Perhaps the most telling aspect here is the full length audio commentary by the director. During her conversation, Leitman inadvertently confesses all. Listening to her blather on about tracking down Moolah, falling "in love" with her "characters" and "finding her story in the editing room" indicates the insular, unfocused approach the filmmaker took toward the movie and its meandering narrative. Several times she mentions how admirable her subjects are, how they represent a particular political stance not taken in the 30s and 40s, and why she thinks the legacy of female wrestling is so important. This is the sound of someone who is smitten. There is nothing wrong with adoring your subject matter, but Leitman leaves out far too much to consider this story to be 100% true. There is just too much internal and external manipulation to be sure of the facts.

Final Thoughts:
After three viewings of Lipstick and Dynamite, the same unsettling sentiments keep emerging.

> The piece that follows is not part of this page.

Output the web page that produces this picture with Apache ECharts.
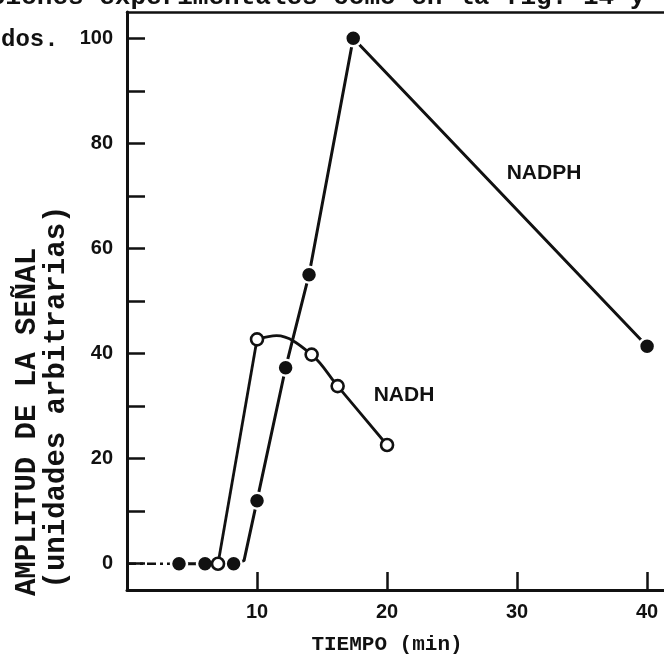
<!DOCTYPE html>
<html>
<head>
<meta charset="utf-8">
<script src="https://cdn.jsdelivr.net/npm/echarts@6/dist/echarts.min.js"></script>
<style>
  html, body { margin: 0; padding: 0; background: #fff; }
  #chart { width: 664px; height: 663px; }
</style>
</head>
<body>
<div id="chart"></div>
<script>
// Measured readings: time (min) vs. signal amplitude (arbitrary units)
const nadphTime = [4, 6, 8.2, 10, 12.2, 14, 17.4, 40];
const nadphAmp  = [0, 0, 0, 12, 37.3, 55, 100, 41.4];
const nadhTime  = [7, 10, 14.2, 16.2, 20];
const nadhAmp   = [0, 42.7, 39.8, 33.8, 22.6];

// Hand-drawn curve paths through the readings
const nadphPathTime = [4, 6, 8.2, 9.0, 10, 12.2, 14, 17.4, 40];
const nadphPathAmp  = [0, 0, 0, 0.6, 12, 37.3, 55, 100, 41.4];
const nadhRiseTime  = [7, 10];
const nadhRiseAmp   = [0, 42.7];
const nadhFallTime  = [10, 11.5, 14.2, 16.2, 20];
const nadhFallAmp   = [42.7, 43.4, 39.8, 33.8, 22.6];

// Baseline drawn from t = 0 up to the first reading
const baseTime = [0, 4];
const baseAmp  = [0, 0];

// Axis ticks and labels
const xTickValues  = [10, 20, 30, 40];
const xLabelValues = [10, 20, 30, 40];
const yTickValues  = [0, 10, 20, 30, 40, 50, 60, 70, 80, 90, 100];
const yLabelValues = [0, 20, 40, 60, 80, 100];

const zip = (xs, ys) => xs.map((x, i) => [x, ys[i]]);

const INK = '#111';
const labelFont = { color: INK, fontFamily: 'Liberation Sans, Arial, sans-serif', fontWeight: 'bold', fontSize: 20 };
const typeFont = 'Liberation Mono, DejaVu Sans Mono, monospace';

const chart = echarts.init(document.getElementById('chart'), null, { renderer: 'canvas' });

chart.setOption({
  animation: false,
  backgroundColor: '#fff',
  grid: { left: 127, right: 0, top: 12, bottom: 73 },
  xAxis: [
    {
      type: 'value', min: 0, max: 41.3, position: 'bottom',
      axisLine: { onZero: false, lineStyle: { color: INK, width: 3 } },
      axisTick: { inside: true, length: 18, customValues: xTickValues, lineStyle: { color: INK, width: 2.5 } },
      axisLabel: Object.assign({ customValues: xLabelValues, margin: 12 }, labelFont),
      splitLine: { show: false }
    },
    {
      type: 'value', min: 0, max: 41.3, position: 'top',
      axisLine: { onZero: false, lineStyle: { color: INK, width: 2.5 } },
      axisTick: { show: false }, axisLabel: { show: false }, splitLine: { show: false }
    }
  ],
  yAxis: {
    type: 'value', min: -5, max: 105,
    axisLine: { show: true, onZero: false, lineStyle: { color: INK, width: 3 } },
    axisTick: { show: true, inside: true, length: 18, customValues: yTickValues, lineStyle: { color: INK, width: 2.5 } },
    axisLabel: Object.assign({ customValues: yLabelValues, margin: 14 }, labelFont),
    splitLine: { show: false }
  },
  series: [
    {
      type: 'line', data: zip(baseTime, baseAmp), symbol: 'none',
      lineStyle: { color: INK, width: 2.5, type: [9, 4, 3, 4] }, z: 2
    },
    {
      name: 'NADH', type: 'line', data: zip(nadhRiseTime, nadhRiseAmp), symbol: 'none',
      lineStyle: { color: INK, width: 2.8 }, z: 2
    },
    {
      name: 'NADH', type: 'line', data: zip(nadhFallTime, nadhFallAmp), symbol: 'none', smooth: 0.35,
      lineStyle: { color: INK, width: 2.8 }, z: 2
    },
    {
      name: 'NADPH', type: 'line', data: zip(nadphPathTime, nadphPathAmp), symbol: 'none',
      lineStyle: { color: INK, width: 3 }, z: 3
    },
    {
      name: 'NADPH', type: 'scatter', data: zip(nadphTime, nadphAmp), symbol: 'circle', symbolSize: 16,
      itemStyle: { color: INK, borderColor: '#fff', borderWidth: 2.5, opacity: 1 }, z: 5
    },
    {
      name: 'NADH', type: 'scatter', data: zip(nadhTime, nadhAmp), symbol: 'circle', symbolSize: 12,
      itemStyle: { color: '#fff', borderColor: INK, borderWidth: 2.6, opacity: 1 }, z: 6
    }
  ],
  graphic: [
    { type: 'text', x: 544, y: 173, style: { text: 'NADPH', fill: INK, font: 'bold 21px Liberation Sans, Arial, sans-serif', align: 'center', verticalAlign: 'middle' } },
    { type: 'text', x: 404, y: 395, style: { text: 'NADH', fill: INK, font: 'bold 21px Liberation Sans, Arial, sans-serif', align: 'center', verticalAlign: 'middle' } },
    { type: 'text', x: 387, y: 645, style: { text: 'TIEMPO (min)', fill: INK, font: 'bold 21px ' + typeFont, align: 'center', verticalAlign: 'middle' } },
    { type: 'text', x: 28, y: 422, rotation: Math.PI / 2, style: { text: 'AMPLITUD DE LA SEÑAL', fill: INK, font: 'bold 29px ' + typeFont, align: 'center', verticalAlign: 'middle' } },
    { type: 'text', x: 57, y: 397, rotation: Math.PI / 2, style: { text: '(unidades arbitrarias)', fill: INK, font: 'bold 29px ' + typeFont, align: 'center', verticalAlign: 'middle' } },
    { type: 'text', x: -10, y: 10, style: { text: 'ciones experimentales como en la fig. 14 y', fill: INK, font: 'bold 26px ' + typeFont, align: 'left', verticalAlign: 'bottom' } },
    { type: 'text', x: 1, y: 40, style: { text: 'dos.', fill: INK, font: 'bold 24px ' + typeFont, align: 'left', verticalAlign: 'middle' } }
  ]
});
</script>
</body>
</html>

This is a wonderful subject underdone, a documentary that got sidetracked and turned into a personal paean. While there is nothing really wrong with a 90 minute celebration of an idea or a person you adore, to be blinded by the light you are supposed to be shining on the audience is detrimental to your documentary. Journalists know there is such a thing as getting "too close", of losing objectivity for the sake of passion or personal involvement. Ruth Leitman seems like a nice enough person, and her attempt at dragging the hidden world of ladies professional wrestling out into the limelight is to be commended. But Lipstick and Dynamite promises to be so much more, and yet it just can't live up to the history of the hype. There is a great film to be made about the grappling glamazons who helped blaze a trail that lead to legitimizing women's athletics. This is not that movie, however.